Written request:
With the pictures left out, copy the listing below exactly.
START
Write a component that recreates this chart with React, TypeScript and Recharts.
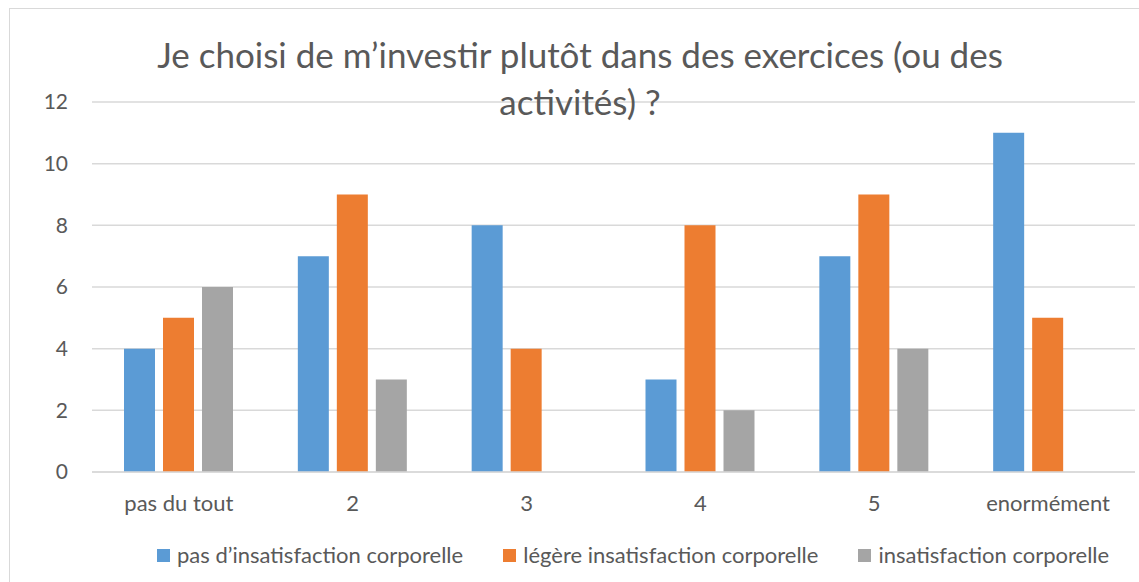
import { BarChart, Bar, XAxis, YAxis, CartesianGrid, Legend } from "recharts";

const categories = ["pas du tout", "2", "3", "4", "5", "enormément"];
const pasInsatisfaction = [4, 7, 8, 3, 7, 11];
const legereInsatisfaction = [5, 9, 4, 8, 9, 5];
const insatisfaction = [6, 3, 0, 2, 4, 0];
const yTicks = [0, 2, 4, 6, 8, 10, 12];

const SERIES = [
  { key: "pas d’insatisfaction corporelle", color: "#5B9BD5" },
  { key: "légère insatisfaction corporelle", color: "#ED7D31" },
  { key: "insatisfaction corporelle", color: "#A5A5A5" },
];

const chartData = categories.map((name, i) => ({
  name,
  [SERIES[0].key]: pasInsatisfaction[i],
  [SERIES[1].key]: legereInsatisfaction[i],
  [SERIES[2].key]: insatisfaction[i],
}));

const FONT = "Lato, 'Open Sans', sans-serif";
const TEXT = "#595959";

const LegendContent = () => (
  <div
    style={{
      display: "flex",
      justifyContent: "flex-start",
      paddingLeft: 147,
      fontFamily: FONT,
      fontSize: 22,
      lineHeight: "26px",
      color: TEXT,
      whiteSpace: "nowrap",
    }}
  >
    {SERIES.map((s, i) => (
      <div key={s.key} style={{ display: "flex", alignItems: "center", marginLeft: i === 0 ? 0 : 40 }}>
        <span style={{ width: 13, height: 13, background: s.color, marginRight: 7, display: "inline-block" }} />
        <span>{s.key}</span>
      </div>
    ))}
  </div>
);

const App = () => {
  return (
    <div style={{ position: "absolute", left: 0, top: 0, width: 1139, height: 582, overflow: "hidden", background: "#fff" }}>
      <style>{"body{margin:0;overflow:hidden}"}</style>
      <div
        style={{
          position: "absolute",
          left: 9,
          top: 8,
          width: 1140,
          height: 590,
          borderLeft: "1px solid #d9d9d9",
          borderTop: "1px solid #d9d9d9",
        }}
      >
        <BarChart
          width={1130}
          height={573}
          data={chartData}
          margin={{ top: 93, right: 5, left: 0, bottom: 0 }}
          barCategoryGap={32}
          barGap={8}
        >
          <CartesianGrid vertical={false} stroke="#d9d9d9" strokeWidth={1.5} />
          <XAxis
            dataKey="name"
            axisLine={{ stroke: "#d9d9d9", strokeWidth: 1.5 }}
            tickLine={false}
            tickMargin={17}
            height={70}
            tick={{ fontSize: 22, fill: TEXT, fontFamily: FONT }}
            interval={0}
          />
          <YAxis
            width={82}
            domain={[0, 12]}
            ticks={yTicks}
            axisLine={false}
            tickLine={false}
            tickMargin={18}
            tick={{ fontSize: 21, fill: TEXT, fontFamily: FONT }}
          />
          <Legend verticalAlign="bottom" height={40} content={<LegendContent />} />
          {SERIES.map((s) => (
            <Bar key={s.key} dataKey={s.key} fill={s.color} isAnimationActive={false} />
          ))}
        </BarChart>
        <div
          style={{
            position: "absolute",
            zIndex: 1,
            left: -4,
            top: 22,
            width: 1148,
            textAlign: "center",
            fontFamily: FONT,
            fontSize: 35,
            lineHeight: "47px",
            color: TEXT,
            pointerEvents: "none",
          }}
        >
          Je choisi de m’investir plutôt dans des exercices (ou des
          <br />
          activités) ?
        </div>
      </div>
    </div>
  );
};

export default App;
END
Complete response:
Write a component that recreates this chart with React, TypeScript and Recharts.
import { BarChart, Bar, XAxis, YAxis, CartesianGrid, Legend } from "recharts";

const categories = ["pas du tout", "2", "3", "4", "5", "enormément"];
const pasInsatisfaction = [4, 7, 8, 3, 7, 11];
const legereInsatisfaction = [5, 9, 4, 8, 9, 5];
const insatisfaction = [6, 3, 0, 2, 4, 0];
const yTicks = [0, 2, 4, 6, 8, 10, 12];

const SERIES = [
  { key: "pas d’insatisfaction corporelle", color: "#5B9BD5" },
  { key: "légère insatisfaction corporelle", color: "#ED7D31" },
  { key: "insatisfaction corporelle", color: "#A5A5A5" },
];

const chartData = categories.map((name, i) => ({
  name,
  [SERIES[0].key]: pasInsatisfaction[i],
  [SERIES[1].key]: legereInsatisfaction[i],
  [SERIES[2].key]: insatisfaction[i],
}));

const FONT = "Lato, 'Open Sans', sans-serif";
const TEXT = "#595959";

const LegendContent = () => (
  <div
    style={{
      display: "flex",
      justifyContent: "flex-start",
      paddingLeft: 147,
      fontFamily: FONT,
      fontSize: 22,
      lineHeight: "26px",
      color: TEXT,
      whiteSpace: "nowrap",
    }}
  >
    {SERIES.map((s, i) => (
      <div key={s.key} style={{ display: "flex", alignItems: "center", marginLeft: i === 0 ? 0 : 40 }}>
        <span style={{ width: 13, height: 13, background: s.color, marginRight: 7, display: "inline-block" }} />
        <span>{s.key}</span>
      </div>
    ))}
  </div>
);

const App = () => {
  return (
    <div style={{ position: "absolute", left: 0, top: 0, width: 1139, height: 582, overflow: "hidden", background: "#fff" }}>
      <style>{"body{margin:0;overflow:hidden}"}</style>
      <div
        style={{
          position: "absolute",
          left: 9,
          top: 8,
          width: 1140,
          height: 590,
          borderLeft: "1px solid #d9d9d9",
          borderTop: "1px solid #d9d9d9",
        }}
      >
        <BarChart
          width={1130}
          height={573}
          data={chartData}
          margin={{ top: 93, right: 5, left: 0, bottom: 0 }}
          barCategoryGap={32}
          barGap={8}
        >
          <CartesianGrid vertical={false} stroke="#d9d9d9" strokeWidth={1.5} />
          <XAxis
            dataKey="name"
            axisLine={{ stroke: "#d9d9d9", strokeWidth: 1.5 }}
            tickLine={false}
            tickMargin={17}
            height={70}
            tick={{ fontSize: 22, fill: TEXT, fontFamily: FONT }}
            interval={0}
          />
          <YAxis
            width={82}
            domain={[0, 12]}
            ticks={yTicks}
            axisLine={false}
            tickLine={false}
            tickMargin={18}
            tick={{ fontSize: 21, fill: TEXT, fontFamily: FONT }}
          />
          <Legend verticalAlign="bottom" height={40} content={<LegendContent />} />
          {SERIES.map((s) => (
            <Bar key={s.key} dataKey={s.key} fill={s.color} isAnimationActive={false} />
          ))}
        </BarChart>
        <div
          style={{
            position: "absolute",
            zIndex: 1,
            left: -4,
            top: 22,
            width: 1148,
            textAlign: "center",
            fontFamily: FONT,
            fontSize: 35,
            lineHeight: "47px",
            color: TEXT,
            pointerEvents: "none",
          }}
        >
          Je choisi de m’investir plutôt dans des exercices (ou des
          <br />
          activités) ?
        </div>
      </div>
    </div>
  );
};

export default App;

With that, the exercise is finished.